> [EXERCISE REQUIREMENTS]: State how many lines in these records contain the word "code", and nothing else.

> [PROVIDED DATA]:
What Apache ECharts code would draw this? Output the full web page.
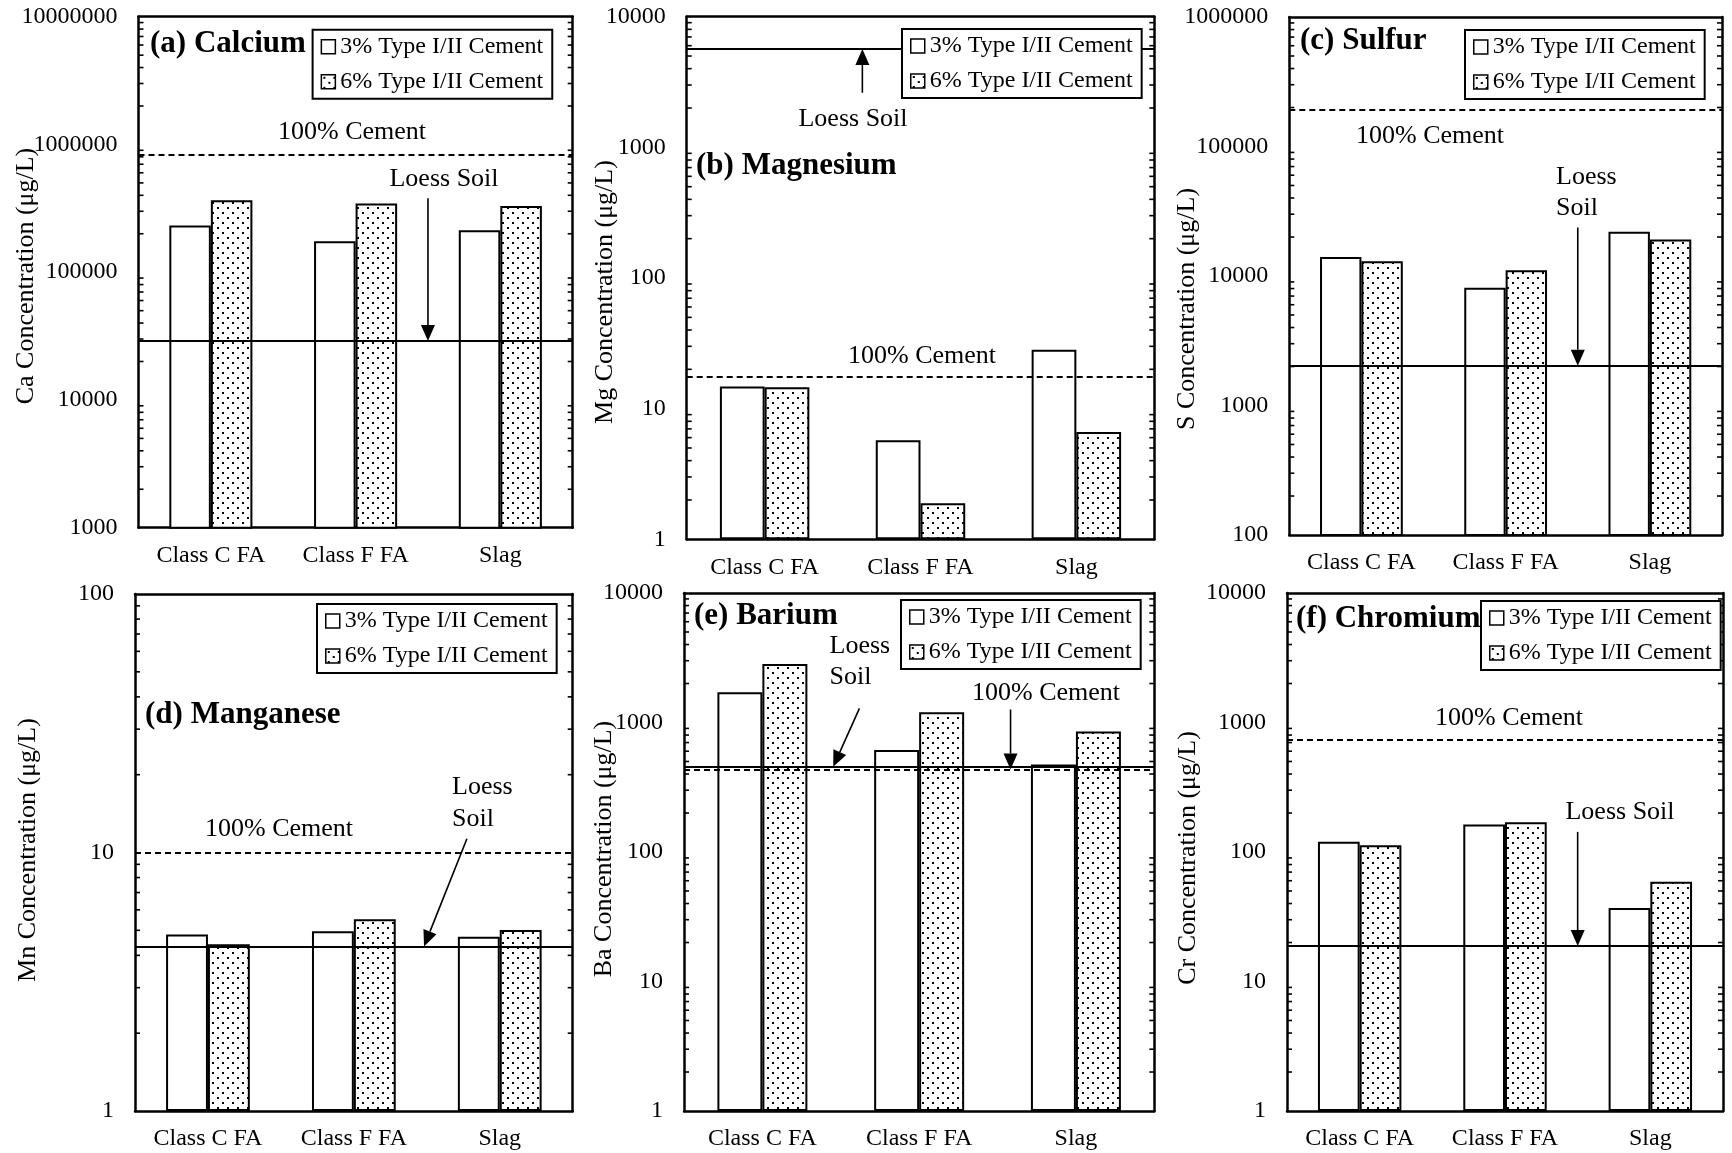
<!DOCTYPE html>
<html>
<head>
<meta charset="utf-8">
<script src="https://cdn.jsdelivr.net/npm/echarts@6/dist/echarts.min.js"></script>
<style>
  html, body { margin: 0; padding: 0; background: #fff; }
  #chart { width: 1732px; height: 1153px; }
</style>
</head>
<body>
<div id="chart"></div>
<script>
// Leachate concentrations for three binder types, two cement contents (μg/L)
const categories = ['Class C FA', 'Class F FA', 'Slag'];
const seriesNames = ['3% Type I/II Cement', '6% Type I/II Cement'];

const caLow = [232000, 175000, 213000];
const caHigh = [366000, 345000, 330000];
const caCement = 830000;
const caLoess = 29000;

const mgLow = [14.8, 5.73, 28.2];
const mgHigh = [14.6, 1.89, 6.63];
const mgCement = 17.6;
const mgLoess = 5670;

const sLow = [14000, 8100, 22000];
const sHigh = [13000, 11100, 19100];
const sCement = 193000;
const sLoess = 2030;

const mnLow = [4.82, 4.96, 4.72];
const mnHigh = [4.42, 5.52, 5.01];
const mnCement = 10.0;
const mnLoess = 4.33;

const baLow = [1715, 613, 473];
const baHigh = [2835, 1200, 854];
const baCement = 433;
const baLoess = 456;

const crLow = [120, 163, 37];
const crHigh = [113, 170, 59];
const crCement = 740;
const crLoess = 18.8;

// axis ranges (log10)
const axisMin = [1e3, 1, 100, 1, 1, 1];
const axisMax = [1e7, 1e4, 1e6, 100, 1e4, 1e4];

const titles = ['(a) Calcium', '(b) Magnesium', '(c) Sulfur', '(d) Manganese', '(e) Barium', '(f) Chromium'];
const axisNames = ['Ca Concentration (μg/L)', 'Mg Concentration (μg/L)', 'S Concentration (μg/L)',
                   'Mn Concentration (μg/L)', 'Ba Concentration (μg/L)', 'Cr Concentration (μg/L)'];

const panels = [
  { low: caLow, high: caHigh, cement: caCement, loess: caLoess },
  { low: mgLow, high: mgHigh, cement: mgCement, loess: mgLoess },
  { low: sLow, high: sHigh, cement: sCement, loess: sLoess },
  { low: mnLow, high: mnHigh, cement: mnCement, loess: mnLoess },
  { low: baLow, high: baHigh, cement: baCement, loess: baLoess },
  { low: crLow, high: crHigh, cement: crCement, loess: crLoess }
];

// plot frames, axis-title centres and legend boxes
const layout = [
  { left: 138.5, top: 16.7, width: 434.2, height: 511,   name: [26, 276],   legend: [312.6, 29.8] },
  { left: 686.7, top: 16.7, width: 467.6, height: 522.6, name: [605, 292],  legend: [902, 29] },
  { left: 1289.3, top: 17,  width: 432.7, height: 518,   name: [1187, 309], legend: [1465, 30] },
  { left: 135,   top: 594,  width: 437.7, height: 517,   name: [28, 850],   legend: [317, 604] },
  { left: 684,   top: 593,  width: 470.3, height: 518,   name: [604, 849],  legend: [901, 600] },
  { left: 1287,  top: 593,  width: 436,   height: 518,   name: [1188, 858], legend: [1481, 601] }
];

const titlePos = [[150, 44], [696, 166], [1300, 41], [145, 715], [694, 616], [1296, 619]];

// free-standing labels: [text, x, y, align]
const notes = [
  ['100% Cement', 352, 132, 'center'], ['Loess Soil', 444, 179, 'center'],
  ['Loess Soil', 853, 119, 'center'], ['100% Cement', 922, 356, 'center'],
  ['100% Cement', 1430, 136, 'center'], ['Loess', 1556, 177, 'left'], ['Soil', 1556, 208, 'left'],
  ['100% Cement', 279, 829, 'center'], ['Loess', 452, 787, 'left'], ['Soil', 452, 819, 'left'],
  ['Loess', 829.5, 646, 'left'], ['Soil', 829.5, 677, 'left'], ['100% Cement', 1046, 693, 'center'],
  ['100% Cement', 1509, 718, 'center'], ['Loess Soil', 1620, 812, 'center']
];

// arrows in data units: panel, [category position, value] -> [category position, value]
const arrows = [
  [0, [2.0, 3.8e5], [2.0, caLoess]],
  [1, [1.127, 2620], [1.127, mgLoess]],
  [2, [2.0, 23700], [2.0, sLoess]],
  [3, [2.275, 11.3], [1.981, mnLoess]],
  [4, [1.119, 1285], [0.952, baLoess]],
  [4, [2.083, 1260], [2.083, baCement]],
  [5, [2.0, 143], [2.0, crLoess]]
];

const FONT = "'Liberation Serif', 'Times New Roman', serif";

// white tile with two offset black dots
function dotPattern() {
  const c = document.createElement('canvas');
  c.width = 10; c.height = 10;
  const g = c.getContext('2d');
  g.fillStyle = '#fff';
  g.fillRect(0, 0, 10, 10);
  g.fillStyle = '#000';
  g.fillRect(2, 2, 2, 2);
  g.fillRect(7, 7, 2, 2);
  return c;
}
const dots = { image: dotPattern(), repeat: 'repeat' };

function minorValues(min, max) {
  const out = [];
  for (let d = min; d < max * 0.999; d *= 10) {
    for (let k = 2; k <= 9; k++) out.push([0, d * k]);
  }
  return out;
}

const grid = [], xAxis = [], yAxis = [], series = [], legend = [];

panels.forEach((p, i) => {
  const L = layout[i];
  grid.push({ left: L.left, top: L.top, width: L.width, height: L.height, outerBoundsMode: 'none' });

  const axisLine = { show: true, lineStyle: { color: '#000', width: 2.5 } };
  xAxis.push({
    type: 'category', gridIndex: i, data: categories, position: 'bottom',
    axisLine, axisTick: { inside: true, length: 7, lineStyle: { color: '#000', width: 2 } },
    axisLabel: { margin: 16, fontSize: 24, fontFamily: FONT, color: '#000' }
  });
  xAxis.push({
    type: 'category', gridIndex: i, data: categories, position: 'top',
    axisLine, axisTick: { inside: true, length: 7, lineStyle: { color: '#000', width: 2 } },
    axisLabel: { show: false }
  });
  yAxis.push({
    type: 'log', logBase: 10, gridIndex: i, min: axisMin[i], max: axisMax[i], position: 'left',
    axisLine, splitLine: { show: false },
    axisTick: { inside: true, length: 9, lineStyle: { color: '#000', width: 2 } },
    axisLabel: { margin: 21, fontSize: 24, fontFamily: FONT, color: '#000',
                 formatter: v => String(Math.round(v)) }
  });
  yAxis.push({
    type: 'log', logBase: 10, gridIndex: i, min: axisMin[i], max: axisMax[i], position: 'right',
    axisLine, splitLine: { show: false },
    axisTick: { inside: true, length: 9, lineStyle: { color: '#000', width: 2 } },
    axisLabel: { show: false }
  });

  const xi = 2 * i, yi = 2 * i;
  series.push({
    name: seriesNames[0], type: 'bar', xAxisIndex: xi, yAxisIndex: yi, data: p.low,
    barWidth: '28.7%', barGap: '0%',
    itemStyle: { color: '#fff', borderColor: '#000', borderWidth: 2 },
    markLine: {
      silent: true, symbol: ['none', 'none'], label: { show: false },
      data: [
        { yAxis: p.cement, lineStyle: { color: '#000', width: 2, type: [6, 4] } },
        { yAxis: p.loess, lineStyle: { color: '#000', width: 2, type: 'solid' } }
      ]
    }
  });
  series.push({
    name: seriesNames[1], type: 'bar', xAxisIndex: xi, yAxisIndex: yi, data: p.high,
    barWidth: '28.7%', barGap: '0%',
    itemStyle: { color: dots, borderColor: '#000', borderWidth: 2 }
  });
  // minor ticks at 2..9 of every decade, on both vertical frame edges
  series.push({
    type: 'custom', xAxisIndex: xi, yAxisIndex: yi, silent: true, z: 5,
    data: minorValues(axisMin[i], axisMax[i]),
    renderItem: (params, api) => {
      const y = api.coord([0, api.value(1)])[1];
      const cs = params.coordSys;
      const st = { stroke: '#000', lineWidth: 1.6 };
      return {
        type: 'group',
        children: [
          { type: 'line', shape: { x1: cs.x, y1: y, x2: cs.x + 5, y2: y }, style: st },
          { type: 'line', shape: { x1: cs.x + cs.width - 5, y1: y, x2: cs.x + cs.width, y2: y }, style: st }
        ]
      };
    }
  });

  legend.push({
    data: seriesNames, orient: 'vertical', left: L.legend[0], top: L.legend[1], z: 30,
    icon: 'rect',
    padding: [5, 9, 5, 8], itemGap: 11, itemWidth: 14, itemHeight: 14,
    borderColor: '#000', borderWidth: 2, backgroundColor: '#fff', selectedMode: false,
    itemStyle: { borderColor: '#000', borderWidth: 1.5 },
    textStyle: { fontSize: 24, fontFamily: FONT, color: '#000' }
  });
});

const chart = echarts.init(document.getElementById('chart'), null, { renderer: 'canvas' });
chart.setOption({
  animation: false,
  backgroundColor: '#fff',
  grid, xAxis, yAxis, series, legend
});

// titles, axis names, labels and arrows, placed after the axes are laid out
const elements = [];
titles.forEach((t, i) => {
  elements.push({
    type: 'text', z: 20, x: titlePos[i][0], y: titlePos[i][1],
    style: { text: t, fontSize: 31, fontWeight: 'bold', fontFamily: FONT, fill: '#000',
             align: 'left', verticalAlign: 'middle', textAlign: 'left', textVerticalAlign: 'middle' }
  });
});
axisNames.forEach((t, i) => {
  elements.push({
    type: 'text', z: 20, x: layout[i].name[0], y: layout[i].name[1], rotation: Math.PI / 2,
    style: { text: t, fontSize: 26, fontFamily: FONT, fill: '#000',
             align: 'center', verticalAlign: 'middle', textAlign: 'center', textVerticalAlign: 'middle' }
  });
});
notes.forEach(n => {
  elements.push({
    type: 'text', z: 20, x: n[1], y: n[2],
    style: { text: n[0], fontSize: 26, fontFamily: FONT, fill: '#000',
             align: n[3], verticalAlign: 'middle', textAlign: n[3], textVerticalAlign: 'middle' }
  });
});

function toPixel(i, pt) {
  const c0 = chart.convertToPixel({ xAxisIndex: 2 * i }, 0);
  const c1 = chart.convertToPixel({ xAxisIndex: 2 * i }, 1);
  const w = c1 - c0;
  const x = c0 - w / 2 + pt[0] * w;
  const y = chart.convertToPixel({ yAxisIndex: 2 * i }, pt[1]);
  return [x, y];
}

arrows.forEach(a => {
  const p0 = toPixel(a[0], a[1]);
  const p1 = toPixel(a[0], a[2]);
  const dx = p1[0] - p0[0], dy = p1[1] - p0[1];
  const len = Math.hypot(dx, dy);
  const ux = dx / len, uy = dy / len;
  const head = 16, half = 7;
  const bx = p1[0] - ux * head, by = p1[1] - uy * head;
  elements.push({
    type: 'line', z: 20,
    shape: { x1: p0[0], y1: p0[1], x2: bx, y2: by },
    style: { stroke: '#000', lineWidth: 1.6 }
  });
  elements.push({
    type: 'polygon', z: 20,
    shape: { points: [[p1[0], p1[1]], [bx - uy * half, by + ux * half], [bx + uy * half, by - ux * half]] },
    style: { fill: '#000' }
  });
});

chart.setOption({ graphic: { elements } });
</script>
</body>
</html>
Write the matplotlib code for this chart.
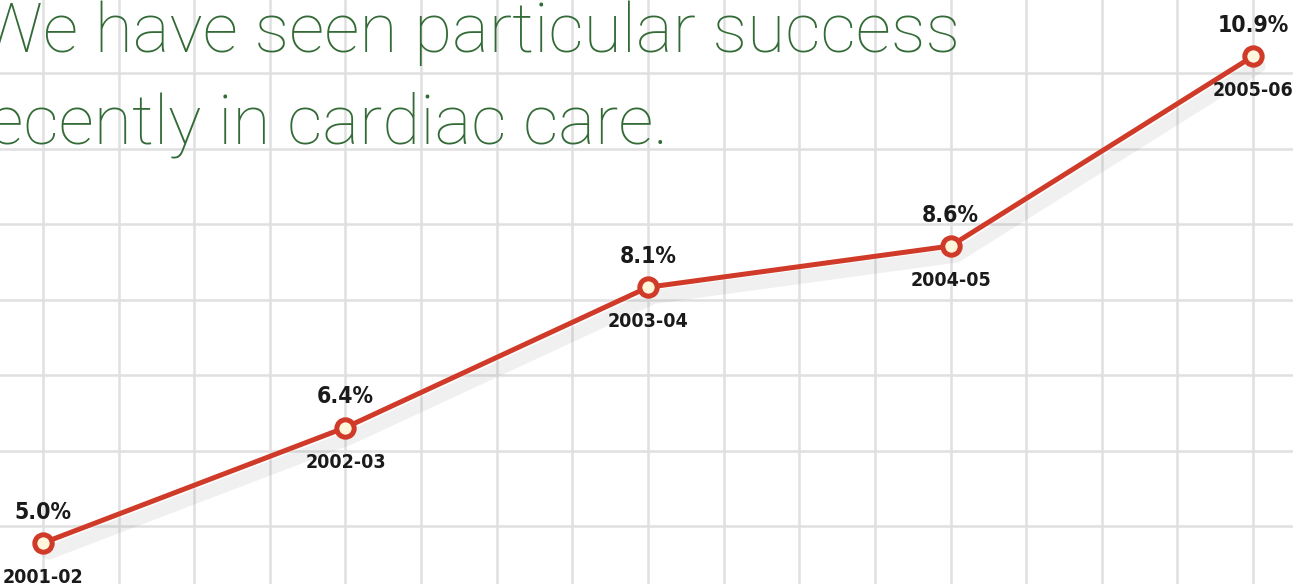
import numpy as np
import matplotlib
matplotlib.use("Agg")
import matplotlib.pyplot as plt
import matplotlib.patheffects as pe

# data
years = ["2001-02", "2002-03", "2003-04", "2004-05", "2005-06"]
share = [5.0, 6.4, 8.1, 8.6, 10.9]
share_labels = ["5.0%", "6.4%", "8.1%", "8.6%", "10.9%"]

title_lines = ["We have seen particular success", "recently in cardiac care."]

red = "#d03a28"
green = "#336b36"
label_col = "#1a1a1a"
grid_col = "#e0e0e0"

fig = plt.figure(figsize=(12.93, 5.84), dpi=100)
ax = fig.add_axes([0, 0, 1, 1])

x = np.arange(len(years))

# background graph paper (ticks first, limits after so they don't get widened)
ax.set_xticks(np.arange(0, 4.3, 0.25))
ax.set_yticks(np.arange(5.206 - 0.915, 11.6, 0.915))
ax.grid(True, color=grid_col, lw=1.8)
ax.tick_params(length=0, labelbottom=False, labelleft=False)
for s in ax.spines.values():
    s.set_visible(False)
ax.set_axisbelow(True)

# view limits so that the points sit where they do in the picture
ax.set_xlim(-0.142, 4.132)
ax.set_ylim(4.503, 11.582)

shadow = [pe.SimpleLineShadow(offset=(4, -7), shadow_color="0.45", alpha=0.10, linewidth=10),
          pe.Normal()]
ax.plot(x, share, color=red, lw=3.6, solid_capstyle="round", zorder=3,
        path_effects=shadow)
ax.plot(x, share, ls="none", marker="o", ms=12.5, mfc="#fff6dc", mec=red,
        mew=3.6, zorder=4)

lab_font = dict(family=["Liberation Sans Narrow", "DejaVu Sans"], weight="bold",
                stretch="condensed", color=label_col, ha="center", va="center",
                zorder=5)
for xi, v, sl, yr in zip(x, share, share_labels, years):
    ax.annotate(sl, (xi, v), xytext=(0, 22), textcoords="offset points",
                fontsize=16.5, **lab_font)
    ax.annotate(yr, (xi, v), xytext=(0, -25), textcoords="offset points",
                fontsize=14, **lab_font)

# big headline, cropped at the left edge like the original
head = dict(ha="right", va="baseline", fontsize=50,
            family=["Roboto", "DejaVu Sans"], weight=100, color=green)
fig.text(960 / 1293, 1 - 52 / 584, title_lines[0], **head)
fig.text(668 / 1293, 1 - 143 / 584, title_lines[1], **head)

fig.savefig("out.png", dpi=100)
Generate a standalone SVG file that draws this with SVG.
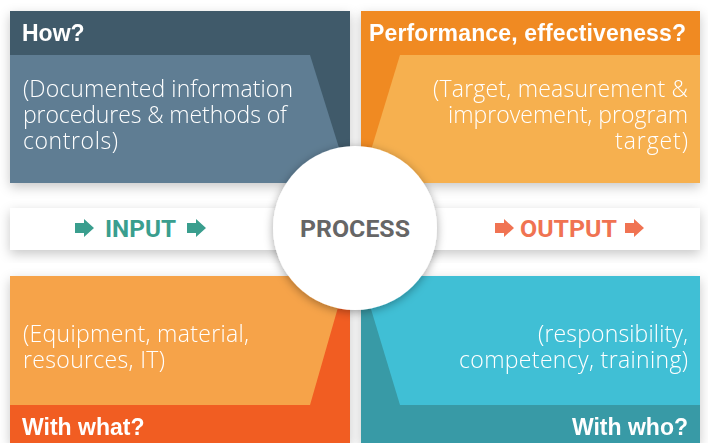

> [TASK RESULT]: 2